- **MATERIALS PROVIDED**:
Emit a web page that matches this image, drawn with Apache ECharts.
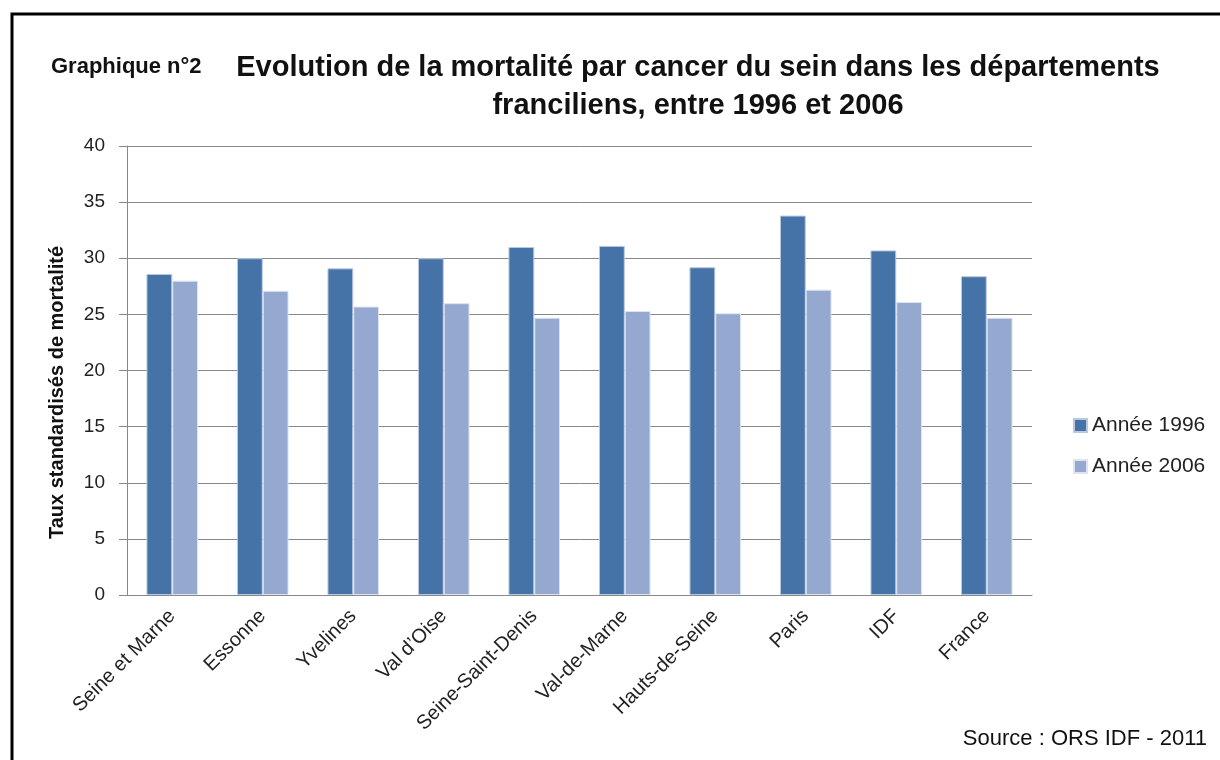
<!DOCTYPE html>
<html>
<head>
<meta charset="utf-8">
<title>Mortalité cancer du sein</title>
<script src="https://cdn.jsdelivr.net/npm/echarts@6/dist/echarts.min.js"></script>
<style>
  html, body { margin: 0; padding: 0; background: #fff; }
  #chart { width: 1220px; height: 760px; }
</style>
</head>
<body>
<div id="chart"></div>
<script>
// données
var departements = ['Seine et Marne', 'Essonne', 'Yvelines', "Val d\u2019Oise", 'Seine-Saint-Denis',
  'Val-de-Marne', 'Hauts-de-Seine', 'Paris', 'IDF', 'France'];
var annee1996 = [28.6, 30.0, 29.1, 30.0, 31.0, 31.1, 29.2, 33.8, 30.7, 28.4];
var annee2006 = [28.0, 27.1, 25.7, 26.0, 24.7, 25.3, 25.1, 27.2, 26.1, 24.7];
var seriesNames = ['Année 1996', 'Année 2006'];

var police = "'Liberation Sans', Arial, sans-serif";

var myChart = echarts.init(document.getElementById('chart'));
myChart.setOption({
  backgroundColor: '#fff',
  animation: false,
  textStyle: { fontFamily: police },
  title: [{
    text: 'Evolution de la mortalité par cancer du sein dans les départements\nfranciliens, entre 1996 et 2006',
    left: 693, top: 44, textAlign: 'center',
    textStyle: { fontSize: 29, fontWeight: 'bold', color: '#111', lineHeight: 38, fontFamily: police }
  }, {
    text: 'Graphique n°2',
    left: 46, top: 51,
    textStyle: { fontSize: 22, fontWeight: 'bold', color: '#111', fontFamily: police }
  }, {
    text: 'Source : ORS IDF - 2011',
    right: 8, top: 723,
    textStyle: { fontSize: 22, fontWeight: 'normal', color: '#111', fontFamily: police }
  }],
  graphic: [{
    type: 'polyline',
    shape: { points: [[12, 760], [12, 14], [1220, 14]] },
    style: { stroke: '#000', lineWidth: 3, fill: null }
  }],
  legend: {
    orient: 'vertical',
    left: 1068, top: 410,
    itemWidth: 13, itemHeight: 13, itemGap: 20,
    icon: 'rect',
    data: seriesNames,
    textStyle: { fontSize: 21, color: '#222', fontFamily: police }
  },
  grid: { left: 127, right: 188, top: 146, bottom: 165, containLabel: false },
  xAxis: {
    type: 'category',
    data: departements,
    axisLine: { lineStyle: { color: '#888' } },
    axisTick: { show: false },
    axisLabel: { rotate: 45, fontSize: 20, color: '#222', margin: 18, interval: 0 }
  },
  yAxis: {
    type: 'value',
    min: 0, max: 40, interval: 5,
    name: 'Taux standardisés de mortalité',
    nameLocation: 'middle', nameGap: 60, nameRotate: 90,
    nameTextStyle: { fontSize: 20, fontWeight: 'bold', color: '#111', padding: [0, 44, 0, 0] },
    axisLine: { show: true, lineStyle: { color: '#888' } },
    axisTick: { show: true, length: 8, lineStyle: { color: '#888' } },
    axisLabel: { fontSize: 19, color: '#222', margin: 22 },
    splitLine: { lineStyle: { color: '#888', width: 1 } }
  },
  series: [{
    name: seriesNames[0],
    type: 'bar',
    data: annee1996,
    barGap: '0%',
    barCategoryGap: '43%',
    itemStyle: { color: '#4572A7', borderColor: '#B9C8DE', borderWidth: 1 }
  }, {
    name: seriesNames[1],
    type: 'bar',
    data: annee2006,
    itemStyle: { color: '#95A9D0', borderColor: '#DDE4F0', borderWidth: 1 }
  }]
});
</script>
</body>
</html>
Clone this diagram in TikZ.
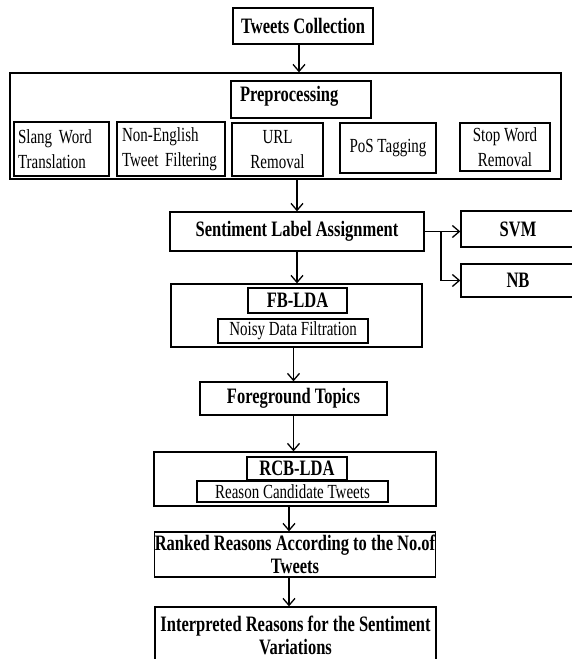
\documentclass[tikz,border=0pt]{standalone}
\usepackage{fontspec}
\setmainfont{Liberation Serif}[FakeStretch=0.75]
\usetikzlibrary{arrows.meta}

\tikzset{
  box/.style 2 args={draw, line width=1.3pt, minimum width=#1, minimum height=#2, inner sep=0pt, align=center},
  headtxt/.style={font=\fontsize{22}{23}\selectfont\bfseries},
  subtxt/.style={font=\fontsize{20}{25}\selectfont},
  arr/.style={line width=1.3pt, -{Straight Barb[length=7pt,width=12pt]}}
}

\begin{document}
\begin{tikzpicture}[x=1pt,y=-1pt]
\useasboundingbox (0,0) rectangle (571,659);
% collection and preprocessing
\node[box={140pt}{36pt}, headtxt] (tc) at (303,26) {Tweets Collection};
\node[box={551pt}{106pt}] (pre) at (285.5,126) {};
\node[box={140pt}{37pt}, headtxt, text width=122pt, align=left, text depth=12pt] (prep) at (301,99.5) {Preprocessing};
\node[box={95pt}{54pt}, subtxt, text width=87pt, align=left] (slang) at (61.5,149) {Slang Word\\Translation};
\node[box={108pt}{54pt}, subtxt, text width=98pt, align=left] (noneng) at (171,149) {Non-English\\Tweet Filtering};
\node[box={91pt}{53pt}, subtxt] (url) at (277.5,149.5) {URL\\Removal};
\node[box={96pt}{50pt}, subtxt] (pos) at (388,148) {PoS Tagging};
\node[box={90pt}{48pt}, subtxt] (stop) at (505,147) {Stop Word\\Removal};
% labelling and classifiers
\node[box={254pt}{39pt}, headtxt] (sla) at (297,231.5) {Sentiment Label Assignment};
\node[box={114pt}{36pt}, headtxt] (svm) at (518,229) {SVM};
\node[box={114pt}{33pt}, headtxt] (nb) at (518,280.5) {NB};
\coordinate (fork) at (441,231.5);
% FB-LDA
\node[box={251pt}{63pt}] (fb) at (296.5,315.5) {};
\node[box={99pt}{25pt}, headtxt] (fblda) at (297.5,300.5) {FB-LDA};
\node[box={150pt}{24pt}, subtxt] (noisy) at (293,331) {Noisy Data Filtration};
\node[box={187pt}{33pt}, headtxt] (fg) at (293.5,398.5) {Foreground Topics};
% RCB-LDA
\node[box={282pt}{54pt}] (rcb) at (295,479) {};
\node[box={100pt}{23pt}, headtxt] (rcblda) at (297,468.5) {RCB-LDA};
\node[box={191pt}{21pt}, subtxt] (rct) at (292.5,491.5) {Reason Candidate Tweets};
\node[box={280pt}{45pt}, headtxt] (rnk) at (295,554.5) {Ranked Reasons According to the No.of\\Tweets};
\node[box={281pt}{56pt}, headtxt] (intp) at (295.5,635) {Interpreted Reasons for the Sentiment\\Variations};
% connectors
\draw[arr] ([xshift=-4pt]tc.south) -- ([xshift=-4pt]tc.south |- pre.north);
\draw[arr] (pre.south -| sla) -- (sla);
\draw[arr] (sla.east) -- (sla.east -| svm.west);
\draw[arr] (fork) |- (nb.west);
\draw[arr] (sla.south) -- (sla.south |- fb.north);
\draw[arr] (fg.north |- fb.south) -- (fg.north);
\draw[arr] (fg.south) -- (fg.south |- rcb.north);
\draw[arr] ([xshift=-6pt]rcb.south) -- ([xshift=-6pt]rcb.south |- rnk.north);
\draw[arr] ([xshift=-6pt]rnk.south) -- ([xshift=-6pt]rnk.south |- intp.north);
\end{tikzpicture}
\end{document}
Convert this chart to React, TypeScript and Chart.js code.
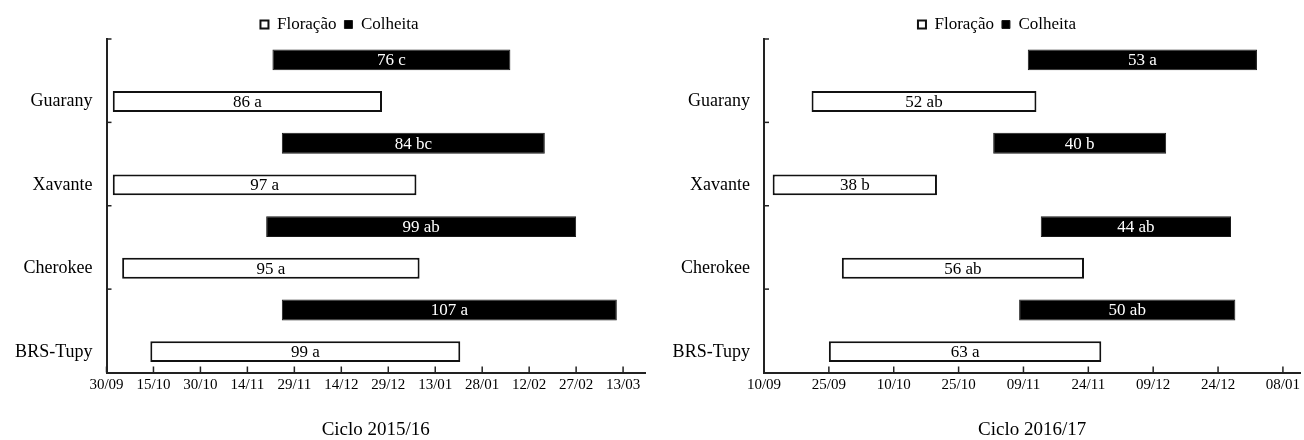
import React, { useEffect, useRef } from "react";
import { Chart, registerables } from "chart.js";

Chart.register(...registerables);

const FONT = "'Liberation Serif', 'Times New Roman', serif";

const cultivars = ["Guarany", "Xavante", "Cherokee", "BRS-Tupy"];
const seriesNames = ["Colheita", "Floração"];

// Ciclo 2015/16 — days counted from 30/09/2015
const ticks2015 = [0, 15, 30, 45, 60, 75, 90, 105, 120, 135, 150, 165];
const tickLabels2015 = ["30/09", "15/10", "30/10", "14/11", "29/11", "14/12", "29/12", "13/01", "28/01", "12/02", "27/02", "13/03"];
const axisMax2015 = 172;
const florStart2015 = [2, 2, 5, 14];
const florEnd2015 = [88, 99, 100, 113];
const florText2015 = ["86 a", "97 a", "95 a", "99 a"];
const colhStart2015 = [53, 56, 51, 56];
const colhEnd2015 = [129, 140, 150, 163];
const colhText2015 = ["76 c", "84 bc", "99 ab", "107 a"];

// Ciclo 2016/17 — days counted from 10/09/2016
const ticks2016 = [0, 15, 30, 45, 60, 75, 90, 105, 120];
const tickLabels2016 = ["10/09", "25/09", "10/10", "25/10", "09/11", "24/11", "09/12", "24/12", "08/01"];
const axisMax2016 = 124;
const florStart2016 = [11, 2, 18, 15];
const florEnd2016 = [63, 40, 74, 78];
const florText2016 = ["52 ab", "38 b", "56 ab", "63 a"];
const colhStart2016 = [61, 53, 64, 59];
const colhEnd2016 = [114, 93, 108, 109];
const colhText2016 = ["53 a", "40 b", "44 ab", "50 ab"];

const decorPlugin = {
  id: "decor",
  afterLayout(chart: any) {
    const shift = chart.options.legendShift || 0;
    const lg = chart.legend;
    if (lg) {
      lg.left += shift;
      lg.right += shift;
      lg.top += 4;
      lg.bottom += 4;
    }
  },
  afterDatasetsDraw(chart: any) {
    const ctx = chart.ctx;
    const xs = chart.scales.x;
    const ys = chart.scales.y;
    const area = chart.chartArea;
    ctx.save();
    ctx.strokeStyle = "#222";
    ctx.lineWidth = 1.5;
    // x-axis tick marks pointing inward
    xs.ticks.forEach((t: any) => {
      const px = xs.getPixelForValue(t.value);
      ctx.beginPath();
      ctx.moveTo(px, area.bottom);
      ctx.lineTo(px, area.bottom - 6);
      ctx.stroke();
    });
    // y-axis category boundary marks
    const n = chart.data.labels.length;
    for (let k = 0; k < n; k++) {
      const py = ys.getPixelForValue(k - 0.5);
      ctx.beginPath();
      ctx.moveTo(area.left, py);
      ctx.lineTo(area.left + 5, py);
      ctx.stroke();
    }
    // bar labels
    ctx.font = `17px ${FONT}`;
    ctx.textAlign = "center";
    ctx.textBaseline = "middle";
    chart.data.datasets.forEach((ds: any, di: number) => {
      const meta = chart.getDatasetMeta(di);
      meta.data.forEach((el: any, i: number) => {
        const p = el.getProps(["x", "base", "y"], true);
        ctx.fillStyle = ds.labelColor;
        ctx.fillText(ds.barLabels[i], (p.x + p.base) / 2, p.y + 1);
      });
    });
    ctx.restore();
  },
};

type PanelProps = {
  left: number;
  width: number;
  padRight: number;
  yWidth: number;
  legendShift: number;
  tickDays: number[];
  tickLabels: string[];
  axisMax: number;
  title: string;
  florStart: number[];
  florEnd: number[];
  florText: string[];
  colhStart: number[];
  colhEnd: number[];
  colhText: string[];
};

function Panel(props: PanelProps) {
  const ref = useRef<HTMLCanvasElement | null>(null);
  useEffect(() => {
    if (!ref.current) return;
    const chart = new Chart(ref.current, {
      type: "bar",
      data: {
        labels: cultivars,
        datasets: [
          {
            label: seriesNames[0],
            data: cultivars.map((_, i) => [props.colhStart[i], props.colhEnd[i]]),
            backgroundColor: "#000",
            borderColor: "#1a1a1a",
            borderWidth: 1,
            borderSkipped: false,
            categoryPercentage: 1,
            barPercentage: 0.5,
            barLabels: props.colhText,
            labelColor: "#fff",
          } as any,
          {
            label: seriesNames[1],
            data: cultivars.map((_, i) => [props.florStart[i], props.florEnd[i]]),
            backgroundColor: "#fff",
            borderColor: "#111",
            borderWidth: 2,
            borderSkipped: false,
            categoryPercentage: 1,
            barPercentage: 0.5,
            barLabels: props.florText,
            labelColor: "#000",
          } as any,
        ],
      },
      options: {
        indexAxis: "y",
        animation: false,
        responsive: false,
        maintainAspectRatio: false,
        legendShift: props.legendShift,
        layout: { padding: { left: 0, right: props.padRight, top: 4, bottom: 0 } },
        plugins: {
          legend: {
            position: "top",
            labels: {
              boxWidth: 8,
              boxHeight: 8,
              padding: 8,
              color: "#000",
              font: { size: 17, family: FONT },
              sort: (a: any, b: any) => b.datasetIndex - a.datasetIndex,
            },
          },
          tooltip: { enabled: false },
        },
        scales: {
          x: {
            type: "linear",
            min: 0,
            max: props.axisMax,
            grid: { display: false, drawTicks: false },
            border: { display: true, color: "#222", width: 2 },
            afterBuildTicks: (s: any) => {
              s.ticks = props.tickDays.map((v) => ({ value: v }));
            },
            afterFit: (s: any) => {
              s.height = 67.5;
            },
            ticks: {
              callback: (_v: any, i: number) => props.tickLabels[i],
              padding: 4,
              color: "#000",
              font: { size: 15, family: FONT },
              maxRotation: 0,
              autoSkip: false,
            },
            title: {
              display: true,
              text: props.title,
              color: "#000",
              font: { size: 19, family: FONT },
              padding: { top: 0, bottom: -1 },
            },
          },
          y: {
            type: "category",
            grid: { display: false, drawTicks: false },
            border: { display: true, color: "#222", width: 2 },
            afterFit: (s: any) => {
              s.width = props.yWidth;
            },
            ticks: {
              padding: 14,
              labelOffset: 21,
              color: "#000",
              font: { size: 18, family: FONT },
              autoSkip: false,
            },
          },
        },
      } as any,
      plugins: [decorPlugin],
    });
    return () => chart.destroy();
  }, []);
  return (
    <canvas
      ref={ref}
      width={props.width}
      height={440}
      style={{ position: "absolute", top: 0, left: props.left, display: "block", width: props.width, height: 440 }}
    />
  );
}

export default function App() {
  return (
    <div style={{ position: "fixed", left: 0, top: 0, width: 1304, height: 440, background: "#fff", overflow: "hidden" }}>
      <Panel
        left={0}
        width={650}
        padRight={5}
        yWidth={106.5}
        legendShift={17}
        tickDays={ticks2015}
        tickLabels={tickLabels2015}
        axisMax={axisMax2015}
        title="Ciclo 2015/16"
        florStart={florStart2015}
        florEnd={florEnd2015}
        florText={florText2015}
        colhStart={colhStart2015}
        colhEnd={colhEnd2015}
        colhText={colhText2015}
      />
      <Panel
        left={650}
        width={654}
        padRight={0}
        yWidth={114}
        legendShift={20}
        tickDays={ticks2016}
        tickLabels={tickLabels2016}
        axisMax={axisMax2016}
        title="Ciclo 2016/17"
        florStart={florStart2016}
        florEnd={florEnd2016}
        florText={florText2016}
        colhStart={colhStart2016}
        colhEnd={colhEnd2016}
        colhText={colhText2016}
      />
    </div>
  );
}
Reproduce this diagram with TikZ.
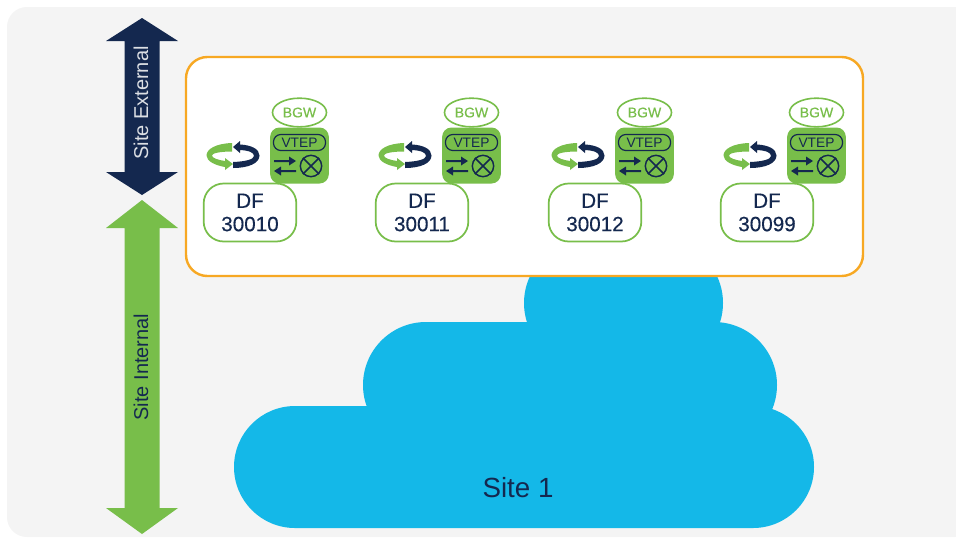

- **WHAT THIS TASK INVOLVES**:
What lines above run from the one with "Convert this chart" to the one with "Serif', 'Times New"? Give them again exactly, ends included, and leave the pictures out.

- **PROBLEM SOLUTION**:
Convert this chart to React, TypeScript and Chart.js code.
import React, { useEffect, useRef } from "react";
import { Chart, registerables } from "chart.js";

Chart.register(...registerables);

const FONT = "'Liberation Serif', 'Times New Roman', serif";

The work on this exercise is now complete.